Wala talagang binatbat ang “Da Vinci Code.” (A comparison can’t be avoided because both works talk about the knights templars, rosicrucians, the grail myth, conspiracies, etc.)
best regards,
ian
—
An excerpt from “Foucault’s Pendulum” (This is Lia, Casaubon’s girlfriend (after Amparo) and mother of his child, talking to Casaubon.):
…she patted her belly, her thighs, her forehead; with her spread legs drawing her skirt tight, she sat like a wet nurse, solid and healthy — she so slim and supple — with a serene wisdom that illuminated her and gave her a matriarchal authority.
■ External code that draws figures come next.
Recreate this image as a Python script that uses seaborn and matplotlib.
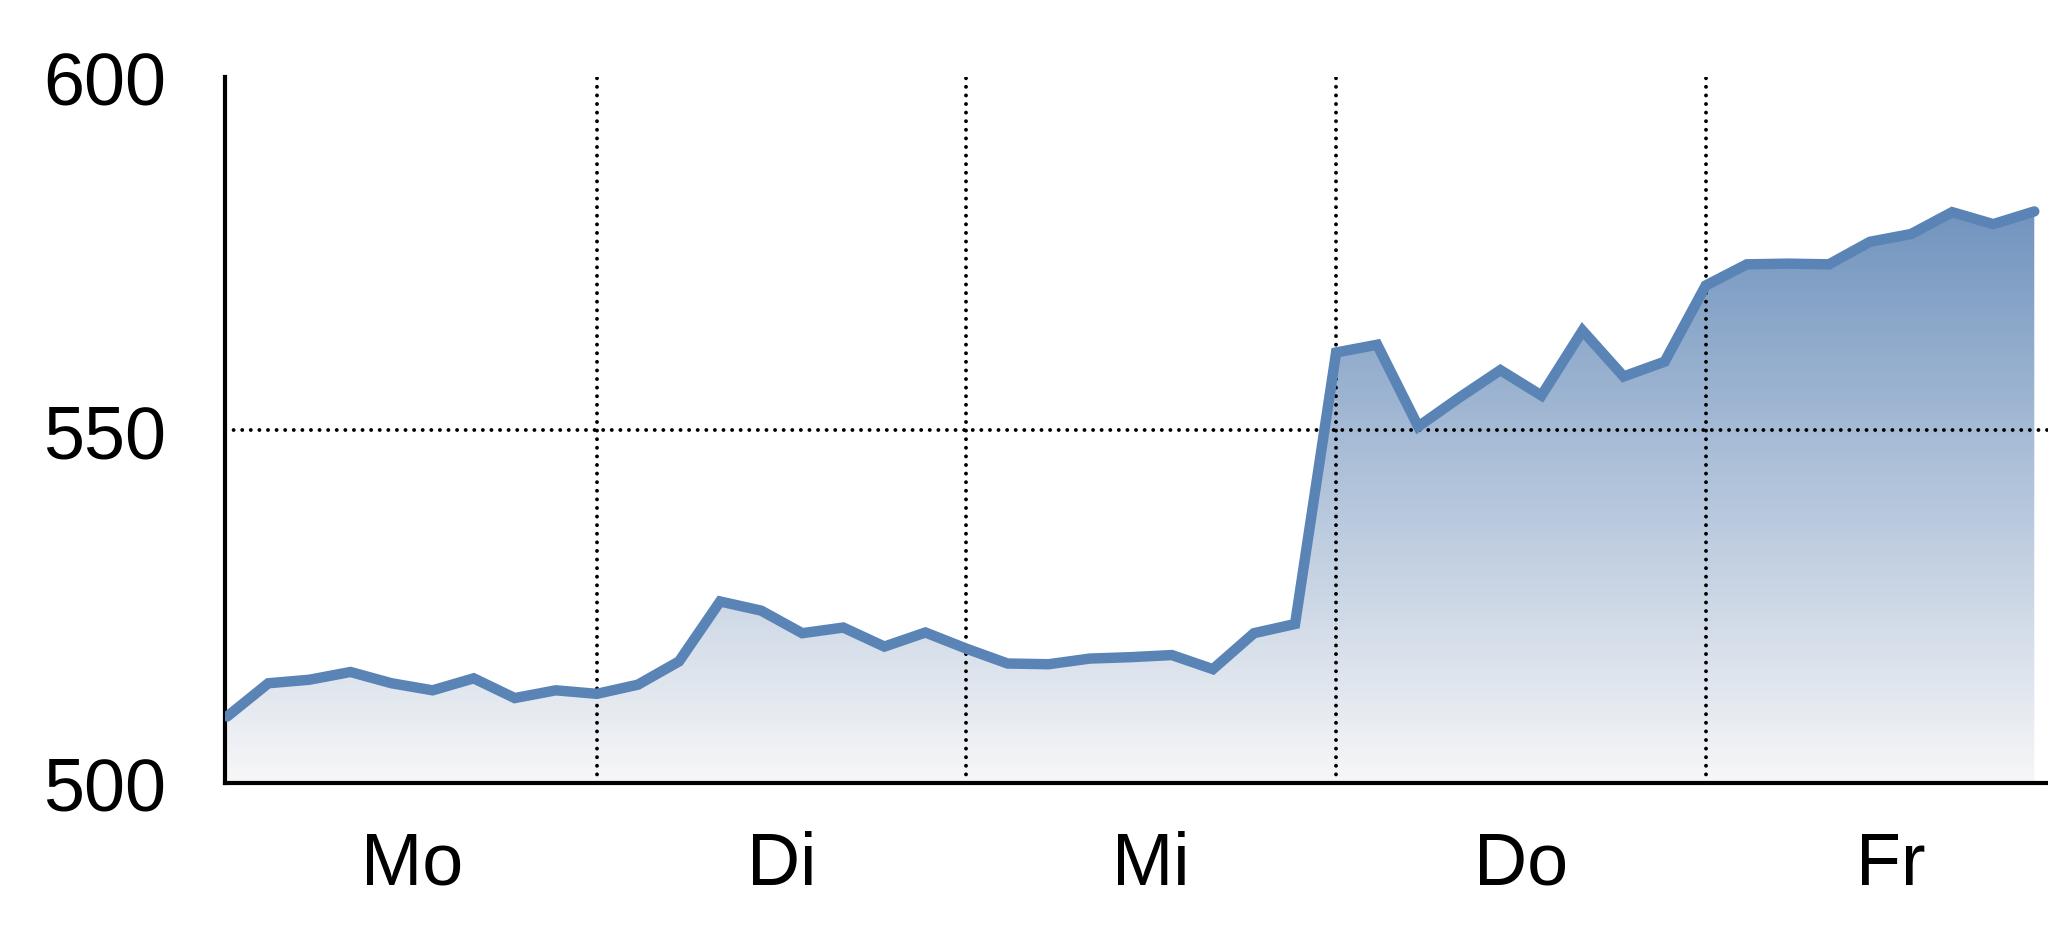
import numpy as np
import pandas as pd
import matplotlib
matplotlib.use("Agg")
import matplotlib.pyplot as plt
import seaborn as sns
from matplotlib import font_manager
from matplotlib.colors import LinearSegmentedColormap
from matplotlib.patches import PathPatch

# data: one value every 1/9 of a day, Mon..Fri
days = ["Mo", "Di", "Mi", "Do", "Fr"]
steps_per_day = 9
values = [
    509.4, 514.1, 514.6, 515.7, 514.1, 513.1, 514.8, 512.0, 513.1,   # Mo
    512.6, 513.9, 517.2, 525.7, 524.4, 521.2, 522.0, 519.3, 521.3,   # Di
    519.0, 516.9, 516.8, 517.6, 517.8, 518.1, 516.1, 521.2, 522.5,   # Mi
    561.0, 562.1, 550.5, 554.6, 558.5, 554.9, 564.1, 557.6, 559.7,   # Do
    570.5, 573.5, 573.6, 573.5, 576.7, 577.8, 580.9, 579.2, 581.0,   # Fr
]
y_ticks = [500, 550, 600]

line_color = "#5a83b6"

df = pd.DataFrame({"t": np.arange(len(values)) / steps_per_day, "value": values})

sns.set_theme(style="white")
avail = {f.name for f in font_manager.fontManager.ttflist}
for fam in ["Liberation Sans Narrow", "DejaVu Sans Condensed", "Liberation Sans"]:
    if fam in avail:
        plt.rcParams["font.family"] = [fam, "DejaVu Sans"]
        break

fig = plt.figure(figsize=(20.48, 9.37), dpi=100)
ax = fig.add_axes([0.1097, 0.1636, 1 - 0.1097, 0.7527])

# gradient fill under the line, clipped to the area polygon
poly = ax.fill_between(df["t"], df["value"], 500, facecolor="none", edgecolor="none")
cmap = LinearSegmentedColormap.from_list("fade", ["#f7f7f8", "#7093be"])
grad = np.linspace(0, 1, 256).reshape(-1, 1)
top = max(values) + 1
im = ax.imshow(grad, cmap=cmap, aspect="auto", origin="lower",
               extent=[df["t"].min(), df["t"].max(), 500, top], zorder=1)
clip = PathPatch(poly.get_paths()[0], transform=ax.transData, facecolor="none", edgecolor="none")
ax.add_patch(clip)
im.set_clip_path(clip)

sns.lineplot(data=df, x="t", y="value", color=line_color, linewidth=7.5,
             solid_joinstyle="miter", solid_capstyle="round", ax=ax, zorder=3)

dots = (0, (0.01, 2.2))
for d in range(1, len(days)):
    ax.axvline(d, color="black", linewidth=2.8, linestyle=dots,
               dash_capstyle="round", zorder=2)
ax.axhline(550, color="black", linewidth=2.8, linestyle=dots,
           dash_capstyle="round", zorder=2)

ax.set_xlim(-0.007, 4.926)
ax.set_ylim(500, 600)
ax.set_yticks(y_ticks)
ax.set_yticklabels([str(v) for v in y_ticks])
ax.set_xticks([i + 0.5 for i in range(len(days))])
ax.set_xticklabels(days)
ax.tick_params(axis="both", length=0, labelsize=53, colors="black")
ax.tick_params(axis="y", pad=42)
ax.tick_params(axis="x", pad=34)
ax.set_xlabel("")
ax.set_ylabel("")

for side in ["top", "right"]:
    ax.spines[side].set_visible(False)
for side in ["left", "bottom"]:
    ax.spines[side].set_color("black")
    ax.spines[side].set_linewidth(3)
ax.grid(False)

fig.savefig("out.png", dpi=100, facecolor="white")
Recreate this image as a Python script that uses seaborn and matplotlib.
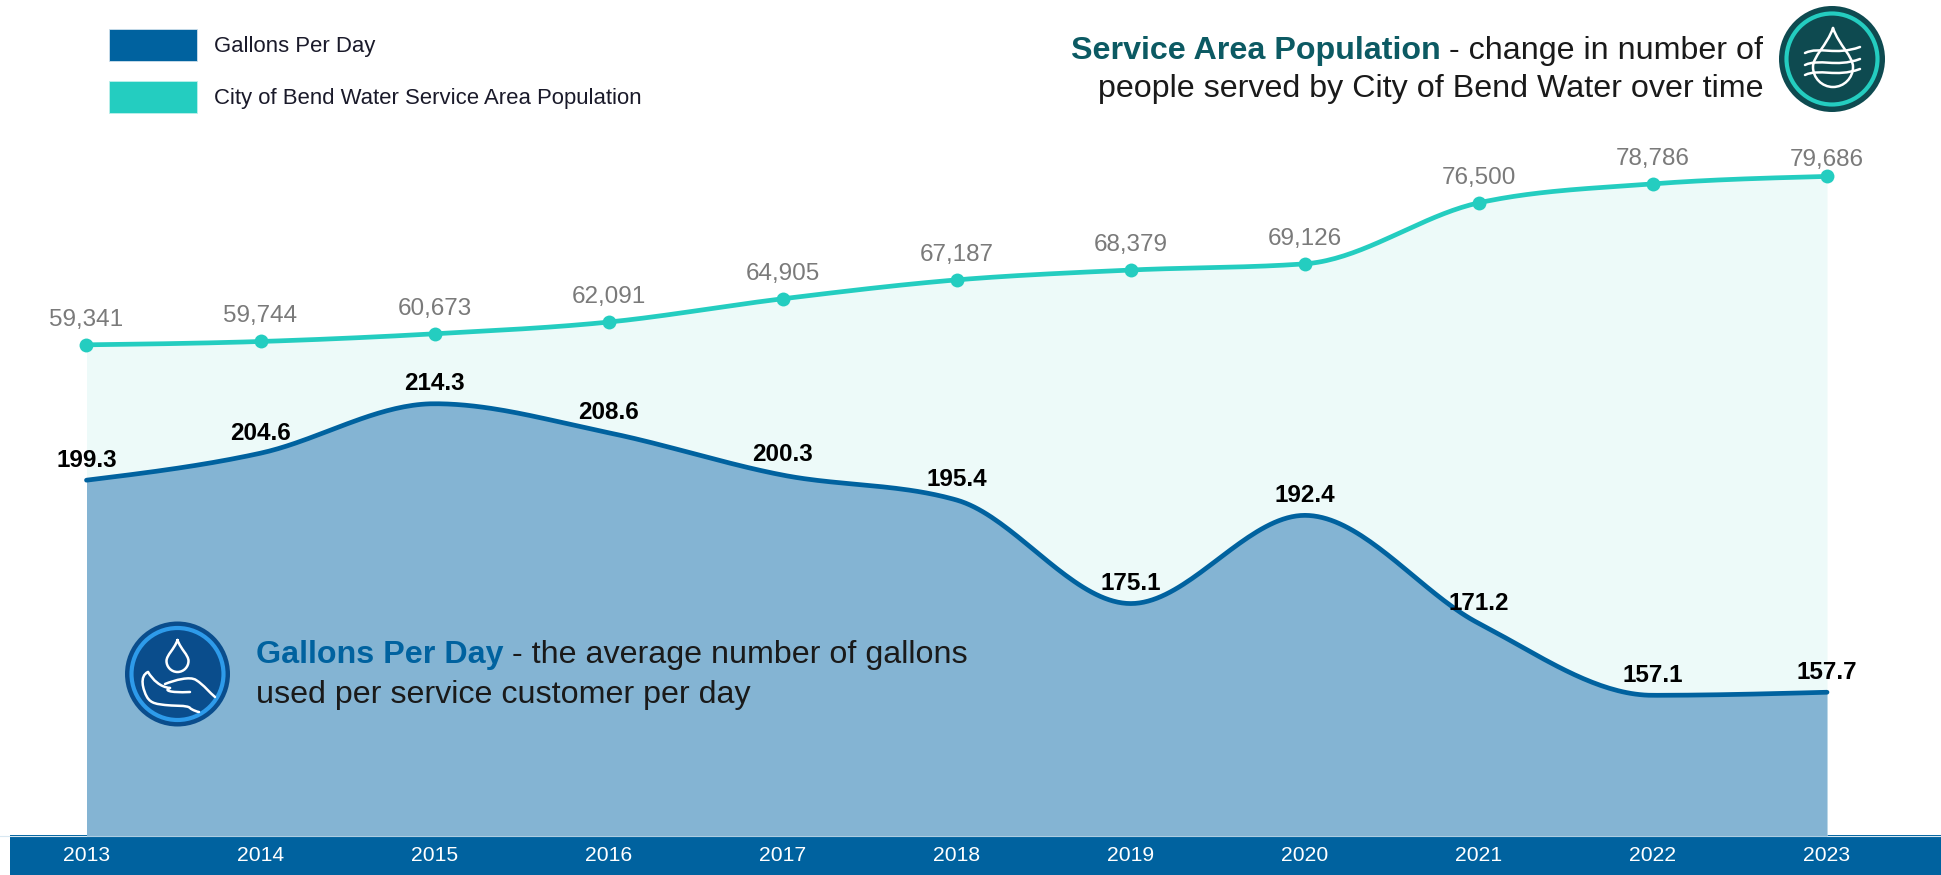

“Pow (Lia’s pet name for Casaubon – ian), archetypes don’t exist; the body exists. The belly inside is beautiful, because the baby grows there, because your sweet cock, all bright and jolly, thrusts there, and good, tasty food descends there, and for this reason the cavern, the grotto, the tunnel are beautiful and important, and the labyrinth, too, which is made in the image of our wonderful intestines. When somebody wants to invent something beautiful and important, it has to come from there, because you also came from there the day you were born, because fertility always comes from inside a cavity, where first something rots and then, lo and behold, there’s a little man, a date, a baobab.”
(I’m reminded of an exhibit by Gabby Barredo at Hiraya Galler in 1998 or 99. There was a monstrance (the thing where priests put the sacred host during an exposition of the holy sacrament), but instead of a host, what you find inside was a vagina. – ian)
“And high is better than low, because if you have your head down, the blood goes to your brain, because feet stink and hair doesn’t stink as much, because it’s better to climb a tree and pick fruit than end up underground, food for worms, and because you rarely hurt yourself hitting something above — you really have to be in an attic — while you often hurt yourself falling. That’s why up is angelic and down devilish.
“But because what I said before, about my belly, is also true, both things are true, down and inside are beautiful, and up and outside are beautiful, and the spirit of Mercury and Manicheanism have nothing to do with it. Fire keeps you warm and cold gives you bronchial pneumonia, especially if you’re a scholar four thousand years ago, and therefore fire has mysterious virtues besides its ability to cook your chicken. But cold preserves that same chicken, and fire, if you touch it, gives you a blister this big; therefore if you think of something preserved for millenia, like wisdom, you have to think of it on a mountain, up, high (and high is good), but also in a cavern (which is good, too) and in the eternal cold of the Tibetan snows (best of all). And if you then want to know why wisdom comes from the Orient and not from the Swiss Alps, it’s because the body of your ancestors in the morning, when it woke and there was still darkness, looked to the east hoping the sun would rise and there wouldn’t be rain.”